Take the lines from the one with "Output the Python" through the one with "speed_labels = [str(v)", both ends kept, and reproduce them exactly without the pictures.

- DATA SECTION:
──────────

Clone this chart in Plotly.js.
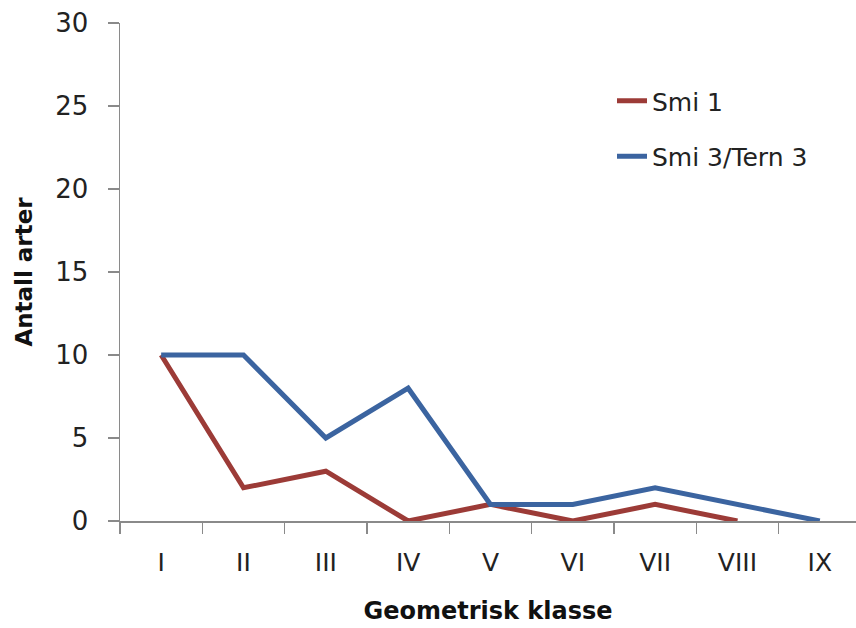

──────────

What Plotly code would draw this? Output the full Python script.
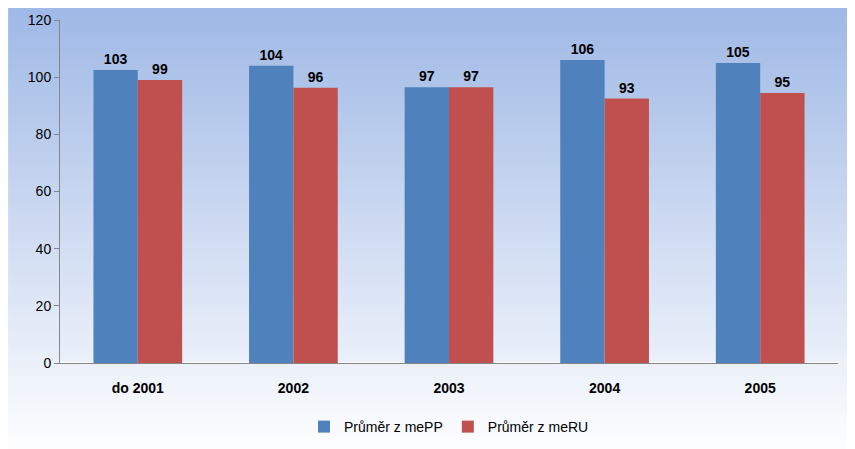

──────────

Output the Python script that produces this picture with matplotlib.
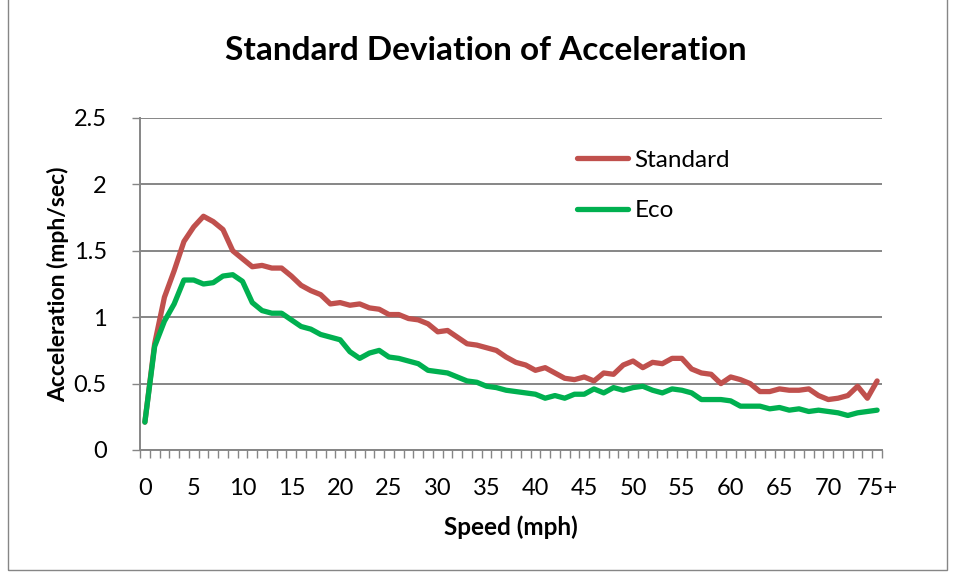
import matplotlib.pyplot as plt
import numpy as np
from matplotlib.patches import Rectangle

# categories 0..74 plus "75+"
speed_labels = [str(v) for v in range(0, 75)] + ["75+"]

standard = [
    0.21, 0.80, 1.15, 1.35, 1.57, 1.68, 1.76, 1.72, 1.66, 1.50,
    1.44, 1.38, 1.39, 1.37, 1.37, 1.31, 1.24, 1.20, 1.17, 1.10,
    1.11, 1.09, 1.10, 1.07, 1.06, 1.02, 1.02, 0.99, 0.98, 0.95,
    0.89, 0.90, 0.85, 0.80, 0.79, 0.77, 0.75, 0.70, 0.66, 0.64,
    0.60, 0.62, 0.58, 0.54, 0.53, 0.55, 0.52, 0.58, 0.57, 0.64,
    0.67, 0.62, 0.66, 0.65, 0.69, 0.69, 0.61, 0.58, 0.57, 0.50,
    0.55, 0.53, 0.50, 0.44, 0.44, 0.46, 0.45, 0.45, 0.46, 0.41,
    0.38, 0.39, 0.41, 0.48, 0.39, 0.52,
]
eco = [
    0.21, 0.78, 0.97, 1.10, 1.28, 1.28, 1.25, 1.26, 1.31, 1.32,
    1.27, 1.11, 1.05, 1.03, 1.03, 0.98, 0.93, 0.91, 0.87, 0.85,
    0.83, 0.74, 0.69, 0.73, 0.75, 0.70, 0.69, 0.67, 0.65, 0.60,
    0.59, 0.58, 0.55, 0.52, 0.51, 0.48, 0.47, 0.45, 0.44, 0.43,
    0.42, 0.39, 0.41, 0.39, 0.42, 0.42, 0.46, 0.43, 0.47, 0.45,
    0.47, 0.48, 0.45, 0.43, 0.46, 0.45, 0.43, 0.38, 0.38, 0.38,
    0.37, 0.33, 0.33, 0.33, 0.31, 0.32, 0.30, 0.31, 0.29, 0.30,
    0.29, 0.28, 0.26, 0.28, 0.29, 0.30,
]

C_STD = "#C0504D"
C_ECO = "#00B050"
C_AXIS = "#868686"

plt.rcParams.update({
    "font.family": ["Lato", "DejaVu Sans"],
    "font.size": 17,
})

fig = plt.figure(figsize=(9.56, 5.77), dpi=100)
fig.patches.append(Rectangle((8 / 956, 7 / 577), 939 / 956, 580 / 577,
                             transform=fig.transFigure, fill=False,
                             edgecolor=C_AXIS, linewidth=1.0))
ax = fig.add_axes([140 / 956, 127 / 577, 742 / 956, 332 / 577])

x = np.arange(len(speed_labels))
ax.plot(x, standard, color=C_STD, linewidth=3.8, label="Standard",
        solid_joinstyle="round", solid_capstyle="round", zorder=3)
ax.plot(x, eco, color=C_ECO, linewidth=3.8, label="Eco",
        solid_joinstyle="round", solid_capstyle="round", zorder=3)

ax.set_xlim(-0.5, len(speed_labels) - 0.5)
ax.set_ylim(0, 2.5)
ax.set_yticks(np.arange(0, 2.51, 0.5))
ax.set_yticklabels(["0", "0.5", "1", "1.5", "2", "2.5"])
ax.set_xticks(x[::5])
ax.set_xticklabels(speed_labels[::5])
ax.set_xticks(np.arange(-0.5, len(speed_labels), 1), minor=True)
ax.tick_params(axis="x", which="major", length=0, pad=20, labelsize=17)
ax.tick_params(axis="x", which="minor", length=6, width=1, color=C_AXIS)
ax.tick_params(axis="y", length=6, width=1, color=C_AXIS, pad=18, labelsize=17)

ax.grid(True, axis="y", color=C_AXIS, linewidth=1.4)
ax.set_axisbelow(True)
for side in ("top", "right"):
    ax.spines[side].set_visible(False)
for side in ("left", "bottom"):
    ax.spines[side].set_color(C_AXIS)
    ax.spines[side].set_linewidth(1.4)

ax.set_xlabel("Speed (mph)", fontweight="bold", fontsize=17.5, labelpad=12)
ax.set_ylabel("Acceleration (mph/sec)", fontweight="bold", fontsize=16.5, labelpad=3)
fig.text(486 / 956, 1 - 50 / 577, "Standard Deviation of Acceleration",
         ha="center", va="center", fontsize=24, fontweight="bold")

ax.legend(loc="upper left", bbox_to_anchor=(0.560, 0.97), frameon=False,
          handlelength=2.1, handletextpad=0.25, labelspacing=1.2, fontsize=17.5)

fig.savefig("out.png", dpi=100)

──────────

- TASK ANSWER:
Output the Python script that produces this picture with matplotlib.
import matplotlib.pyplot as plt
import numpy as np
from matplotlib.patches import Rectangle

# categories 0..74 plus "75+"
speed_labels = [str(v) for v in range(0, 75)] + ["75+"]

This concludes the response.